Boy Reading

By Drharrietd @drharrietd
This lovely drawing, actually called La Lecture, was sent to me by a friend in America. The artist is Alix Ayme (1894-1989). Here is what my friend told me about it:

It is a double portrait by Alix Aymé of her son, François, reading. What makes it especially poignant is that it is dated 18 April 1945, which means that it was done while they were interned in a Japanese concentration camp in Hanoi. 

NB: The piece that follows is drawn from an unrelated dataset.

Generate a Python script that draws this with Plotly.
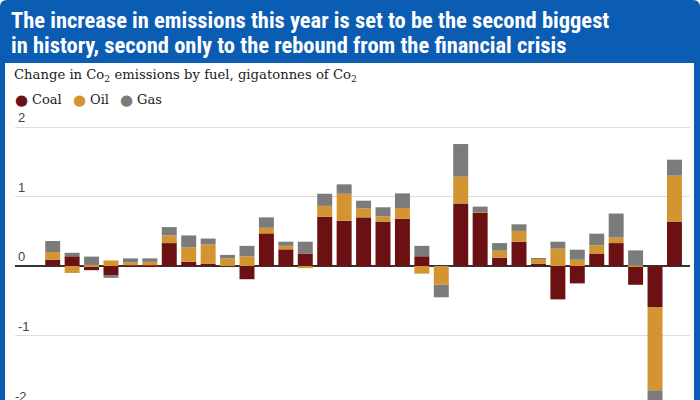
import plotly.graph_objects as go

# ---------------- data ----------------
years = list(range(1989, 2022))
coal = [0.09, 0.14, -0.06, -0.13, 0.01, 0.01, 0.33, 0.06, 0.03, 0.0,
        -0.19, 0.47, 0.24, 0.18, 0.71, 0.65, 0.70, 0.64, 0.68, 0.14,
        0.0, 0.90, 0.77, 0.12, 0.35, 0.035, -0.48, -0.25, 0.18, 0.33,
        -0.27, -0.59, 0.64]
oil = [0.11, -0.10, 0.015, 0.08, 0.04, 0.05, 0.11, 0.21, 0.28, 0.11,
       0.14, 0.08, 0.05, -0.03, 0.155, 0.39, 0.13, 0.075, 0.155, -0.11,
       -0.27, 0.385, 0.005, 0.10, 0.155, 0.075, 0.25, 0.09, 0.12, 0.08,
       0.005, -1.20, 0.66]
gas = [0.16, 0.05, 0.12, -0.04, 0.06, 0.05, 0.12, 0.17, 0.085, 0.05,
       0.15, 0.15, 0.06, 0.17, 0.175, 0.135, 0.11, 0.13, 0.21, 0.15,
       -0.18, 0.47, 0.08, 0.11, 0.095, 0.005, 0.10, 0.145, 0.165, 0.345,
       0.22, -0.22, 0.23]
series_names = ["Coal", "Oil", "Gas"]
y_tick_vals = [-1, 0, 1, 2]
y_tick_text = ["-1", "0", "1", "2"]

title_lines = ["The increase in emissions this year is set to be the second biggest",
               "in history, second only to the rebound from the financial crisis"]
subtitle = "Change in Co<sub>2</sub> emissions by fuel, gigatonnes of Co<sub>2</sub>"

# ---------------- style ----------------
colors = ["#6b1013", "#d39532", "#7b7b7b"]
BLUE = "#0b5cb3"
W, H = 700, 400
ML, MR, MT, MB = 15, 10, 110, 0
PW, PH = W - ML - MR, H - MT - MB


def xp(px):
    return (px - ML) / PW


def yp(py):
    return (H - MB - py) / PH


fig = go.Figure()
for name, vals, col in zip(series_names, [coal, oil, gas], colors):
    fig.add_trace(go.Bar(x=years, y=vals, name=name, marker_color=col,
                         marker_line_width=0, showlegend=False))

# frame: blue rounded border with white inner panel
r = 7
path = (f"M {xp(0)},{yp(420)} L {xp(0)},{yp(r)} Q {xp(0)},{yp(0)} {xp(r)},{yp(0)} "
        f"L {xp(W - r)},{yp(0)} Q {xp(W)},{yp(0)} {xp(W)},{yp(r)} L {xp(W)},{yp(420)} Z")
shapes = [
    dict(type="path", path=path, xref="paper", yref="paper", fillcolor=BLUE,
         line_width=0, layer="below"),
    dict(type="rect", xref="paper", yref="paper", x0=xp(5), x1=xp(694), y0=yp(420), y1=yp(63),
         fillcolor="white", line_width=0, layer="below"),
]

annotations = []
title_font = dict(family="Liberation Sans Narrow, Roboto Condensed, DejaVu Sans Condensed, sans-serif",
                  size=22.5, color="white", weight="bold")
for i, line in enumerate(title_lines):
    annotations.append(dict(text=line, xref="paper", yref="paper", x=xp(9), y=yp(20 + 25 * i),
                            xanchor="left", yanchor="middle", showarrow=False, font=title_font))
annotations.append(dict(text=subtitle, xref="paper", yref="paper", x=xp(12), y=yp(75),
                        xanchor="left", yanchor="middle", showarrow=False,
                        font=dict(family="DejaVu Serif, serif", size=13.2, color="#222")))
legend_marker_x = [21, 79, 126]
for name, col, mx in zip(series_names, colors, legend_marker_x):
    annotations.append(dict(text="●", xref="paper", yref="paper", x=xp(mx), y=yp(100),
                            xanchor="center", yanchor="middle", showarrow=False,
                            font=dict(family="DejaVu Sans", size=15, color=col)))
    annotations.append(dict(text=name, xref="paper", yref="paper", x=xp(mx + 9), y=yp(100),
                            xanchor="left", yanchor="middle", showarrow=False,
                            font=dict(family="DejaVu Serif, serif", size=13, color="#222")))
annotations.append(dict(text="-2", xref="paper", yref="paper", x=xp(13), y=yp(396),
                        xanchor="left", yanchor="middle", showarrow=False,
                        font=dict(family="Liberation Sans, Arial, sans-serif", size=13, color="#444")))

fig.update_layout(
    width=W, height=H,
    margin=dict(l=ML, r=MR, t=MT, b=MB, pad=0),
    paper_bgcolor="white", plot_bgcolor="white",
    barmode="relative", bargap=0.23,
    shapes=shapes, annotations=annotations,
    showlegend=False,
    xaxis=dict(range=[1987.06, 2021.8], showticklabels=False, showgrid=False,
               zeroline=False, showline=False, ticks=""),
    yaxis=dict(range=[-1.928, 2.245], tickvals=y_tick_vals, ticktext=y_tick_text,
               ticklabelposition="inside top", showgrid=True, gridcolor="#dedede",
               gridwidth=1, zeroline=True, zerolinecolor="#333", zerolinewidth=1.5,
               showline=False, ticks="",
               tickfont=dict(family="Liberation Sans, Arial, sans-serif", size=13, color="#444")),
)

fig.write_html("out.html",
               config={"displayModeBar": False},
               post_script="document.body.style.margin='0';document.body.style.overflow='hidden';")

On 9 March 1945, she, her two sons, and her husband, General Georges Aymé, (older brother of the writer Marcel) were captured by the invading Japanese and Michel, her older son, was murdered. She and François were separated from Georges, who  at the time was both the Commander of the French Army in Indochina and a secret agent of De Gaulle.  After the war they all were returned to France. Georges never really recovered from the experience and died in 1950.  François was also badly damaged for the rest of his life. But Alix, sustained by her art, survived. She died on her 95th birthday while putting  the finishing touches to a lacquer panel. She was a truly  remarkable person and artist.

I had never heard of Alix Ayme, and her Wikipedia entry is not very informative. However you can read much more about her, and see more of her beautiful paintings, on this website. I am hoping to go soon to see the murals she painted in a chapel not far from where I live, and a documentary is on the way. Lovely.